本堂の前面を覆っている黄金の板には仏像などが彫られており思わず見入ってしまうほどのすばらしい出来ばえだ。
本堂内を含め、多くの仏教芸術はネワール様式とともにチベット様式のものも多く、大昔からの両国の交流を物語っている。
ニャクチョウクバハル
ネワール仏教様式が全体に色濃く残っているバハル(中庭)。
バハルにはいくつもの小さなストゥーパ(仏塔)が建っている。
バハル(中庭)を取り囲む建物はシンプル、というかどちらかというとパタンの街では粗末な部類に入るかもしれない。

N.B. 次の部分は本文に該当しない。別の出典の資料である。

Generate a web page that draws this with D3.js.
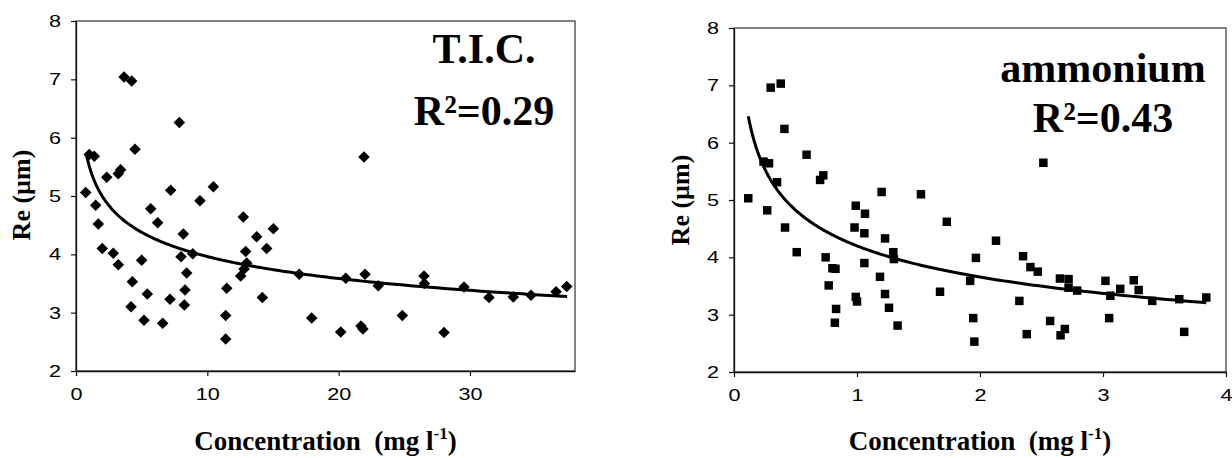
<!DOCTYPE html>
<html>
<head>
<meta charset="utf-8">
<script src="https://cdn.jsdelivr.net/npm/d3@7"></script>
<style>
  html, body { margin: 0; padding: 0; background: #fff; }
  svg { display: block; }
  text { white-space: pre; }
</style>
</head>
<body>
<svg id="chart" width="1232" height="458"></svg>
<script>
// ---- Data ----
const ticX = [3.66, 4.24, 7.87, 4.49, 1.01, 1.39, 2.34, 3.22, 3.40, 0.74, 7.21, 9.44, 10.46, 12.74, 15.03, 1.50, 1.70, 5.69, 6.22,
  2.00, 2.84, 3.22, 5.00, 4.29, 4.19, 5.43, 5.18, 6.60, 7.16, 8.17, 8.00, 8.89, 8.43, 8.30, 8.25, 11.48, 11.40, 11.40,
  13.76, 12.92, 14.52, 13.00, 12.54, 12.80, 14.19, 17.00, 17.95, 20.54, 20.16, 22.01, 21.70, 21.85, 23.02, 24.85,
  26.50, 26.53, 28.03, 29.55, 31.45, 33.30, 34.65, 36.56, 37.37, 21.93];
const ticY = [7.04, 6.97, 6.26, 5.80, 5.71, 5.68, 5.32, 5.38, 5.45, 5.06, 5.10, 4.92, 5.16, 4.64, 4.44, 4.84, 4.52, 4.78, 4.54,
  4.10, 4.02, 3.82, 3.90, 3.53, 3.10, 3.32, 2.87, 2.82, 3.23, 4.35, 3.96, 4.01, 3.68, 3.39, 3.13, 3.42, 2.95, 2.55,
  4.30, 4.05, 4.10, 3.85, 3.63, 3.75, 3.26, 3.66, 2.91, 3.59, 2.67, 3.66, 2.77, 2.72, 3.46, 2.95,
  3.63, 3.50, 2.66, 3.44, 3.26, 3.27, 3.30, 3.36, 3.45, 5.67];

const ammX = [0.116, 0.298, 0.38, 0.41, 0.59, 0.24, 0.285, 0.35, 0.70, 0.726, 0.27, 0.415, 0.99, 1.065, 1.20, 1.52, 1.73, 0.98,
  0.51, 0.745, 0.80, 0.825, 0.77, 0.83, 0.82, 1.06, 1.06, 0.99, 1.00, 1.228, 1.295, 1.30, 1.187, 1.228, 1.26, 1.33,
  1.675, 2.515, 1.967, 1.92, 1.945, 1.954, 2.13, 2.32, 2.35, 2.41, 2.47, 2.38, 2.57, 2.65, 2.72, 2.72, 2.79,
  2.655, 2.69, 3.02, 3.06, 3.05, 3.14, 3.25, 3.29, 3.40, 3.62, 3.66, 3.84];
const ammY = [5.03, 6.96, 7.03, 6.24, 5.79, 5.67, 5.64, 5.31, 5.35, 5.43, 4.82, 4.52, 4.90, 4.76, 5.14, 5.10, 4.62, 4.52,
  4.09, 4.00, 3.81, 3.80, 3.51, 3.10, 2.86, 4.42, 3.90, 3.31, 3.23, 4.33, 4.09, 3.97, 3.66, 3.36, 3.12, 2.81,
  3.40, 5.65, 3.99, 3.59, 2.94, 2.53, 4.29, 3.24, 4.02, 3.83, 3.75, 2.66, 2.89, 3.63, 3.62, 3.47, 3.42,
  2.64, 2.75, 3.59, 3.33, 2.94, 3.45, 3.60, 3.43, 3.24, 3.27, 2.70, 3.30];

// power-law trend lines (y = a * x^-c) as drawn in the reference
const ticTrend = { a: 5.52, c: 0.144, xMin: 0.8, xMax: 37.4 };
const ammTrend = { a: 4.20, c: 0.200, xMin: 0.116, xMax: 3.84 };

const ticXTicks = [0, 10, 20, 30];
const ammXTicks = [0, 1, 2, 3, 4];
const yTicks = [2, 3, 4, 5, 6, 7, 8];

const ticLabel = ["T.I.C.", "R²=0.29"];
const ammLabel = ["ammonium", "R²=0.43"];
const yTitle = "Re (µm)";
const xTitleMain = "Concentration  (mg l";
const xTitleSup = "-1";

// ---- Drawing ----
const svg = d3.select("#chart");
const SX = 1.27;           // horizontal stretch of the reference's tick digits
const serif = "'Liberation Serif', 'Times New Roman', serif";
const sans = "'Liberation Sans', Arial, sans-serif";

function panel(cfg) {
  const { left, right, top, bottom, xDomain, xTicks, xs, ys, trend, marker, label, labelCx, labelY, yTitleX, yTitleY } = cfg;
  const x = d3.scaleLinear().domain(xDomain).range([left, right]);
  const y = d3.scaleLinear().domain([2, 8]).range([bottom, top]);
  const g = svg.append("g");

  // frame
  g.append("rect").attr("x", left).attr("y", top).attr("width", right - left).attr("height", bottom - top)
    .attr("fill", "none").attr("stroke", "#333").attr("stroke-width", 1.2);

  // axes
  const ax = g.append("g").attr("transform", `translate(0,${bottom})`)
    .call(d3.axisBottom(x).tickValues(xTicks).tickSize(5).tickSizeOuter(0).tickPadding(12).tickFormat(d3.format("d")));
  const ay = g.append("g").attr("transform", `translate(${left},0)`)
    .call(d3.axisLeft(y).tickValues(yTicks).tickSize(5).tickSizeOuter(0).tickPadding(10).tickFormat(d3.format("d")));
  [ax, ay].forEach(a => {
    a.select(".domain").attr("stroke", "#111").attr("stroke-width", 1.3);
    a.selectAll(".tick line").attr("stroke", "#111").attr("stroke-width", 1.2);
    a.selectAll(".tick text").attr("fill", "#000").style("font-family", sans).style("font-size", "17px");
  });
  ax.selectAll(".tick text").each(function () {
    const t = d3.select(this);
    const yy = +t.attr("y");
    t.attr("y", 0).attr("transform", `translate(0,${yy}) scale(${SX},1)`);
  });
  ay.selectAll(".tick text").each(function () {
    const t = d3.select(this);
    const xx = +t.attr("x");
    t.attr("x", 0).attr("transform", `translate(${xx},0) scale(${SX},1)`);
  });

  // trend curve
  const curvePts = d3.range(0, 201).map(i => {
    const xv = trend.xMin * Math.pow(trend.xMax / trend.xMin, i / 200);
    return [xv, trend.a * Math.pow(xv, -trend.c)];
  });
  g.append("path").datum(curvePts)
    .attr("d", d3.line().x(d => x(d[0])).y(d => y(d[1])))
    .attr("fill", "none").attr("stroke", "#000").attr("stroke-width", 3);

  // markers
  const pts = xs.map((v, i) => [v, ys[i]]);
  g.append("g").selectAll("path").data(pts).join("path")
    .attr("transform", d => `translate(${x(d[0])},${y(d[1])})`)
    .attr("d", d3.symbol().type(marker.type).size(marker.size))
    .attr("fill", "#000");

  // in-plot label
  label.forEach((s, i) => {
    g.append("text").attr("x", labelCx).attr("y", labelY[i])
      .attr("text-anchor", "middle").style("font-family", serif).style("font-weight", "bold")
      .style("font-size", "42px").attr("fill", "#000").text(s);
  });

  // y title
  g.append("text").attr("transform", `translate(${yTitleX},${yTitleY}) rotate(-90)`)
    .attr("text-anchor", "middle").style("font-family", serif).style("font-weight", "bold")
    .style("font-size", "26px").attr("fill", "#000").text(yTitle);

  // x title
  const xt = g.append("text").attr("x", (left + right) / 2).attr("y", 450)
    .attr("text-anchor", "middle").style("font-family", serif).style("font-weight", "bold")
    .style("font-size", "27px").attr("fill", "#000");
  xt.append("tspan").text(xTitleMain);
  xt.append("tspan").attr("dy", -11).style("font-size", "17px").text(xTitleSup);
  xt.append("tspan").attr("dy", 11).text(")");
}

panel({
  left: 76, right: 575, top: 21, bottom: 371, xDomain: [0, 38], xTicks: ticXTicks,
  xs: ticX, ys: ticY, trend: ticTrend, marker: { type: d3.symbolDiamond2, size: 85 },
  label: ticLabel, labelCx: 484, labelY: [63, 125], yTitleX: 30, yTitleY: 195
});
panel({
  left: 734, right: 1226, top: 28, bottom: 372, xDomain: [0, 4], xTicks: ammXTicks,
  xs: ammX, ys: ammY, trend: ammTrend, marker: { type: d3.symbolSquare, size: 72 },
  label: ammLabel, labelCx: 1103, labelY: [82, 132], yTitleX: 689, yTitleY: 200
});
</script>
</body>
</html>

このバハル(中庭)の家は今も人が普通に生活しており、その様子を見ることもできる。
正面というか、内部にはここに住む住民(基本的には一族)のための仏壇があるバハル(中庭)の中心となる場所の入口には仏画がいくつも飾られているほか、上部には小さな塔のようなものも造られている。
観光スポットではないので人もおらず静かなことが多いが、ローカルのバハル(中庭)の雰囲気が楽しめると思うのでぜひ立ち寄ってみよう。
アショーク寺院
大きな白いストゥーパ(仏塔)がいくつも建っている寺院。
寺院は17世紀創建だが、チベット仏教様式のこのストゥーパは600年以上の歴史があるという。
そのためこの場所は「アショーク仏塔」とも呼ばれている。
どちらのストゥーパ(仏塔)にもボードナートやスワヤンブナートと同様「智慧の眼」が描かれている。
ビムバハルポカリ
アショーク寺院の東側にある大きな池。
中央には出島のようなものが作られており、東屋風の建物もあって休憩することもできる。
が、池の水はきれいではないし、そんなに気持ちよく休めるような場所でもないように思う。
街の中心部近くにこれだけの大きな池があるということは、昔は貯水池あるいは水場として使われていたのだろうか。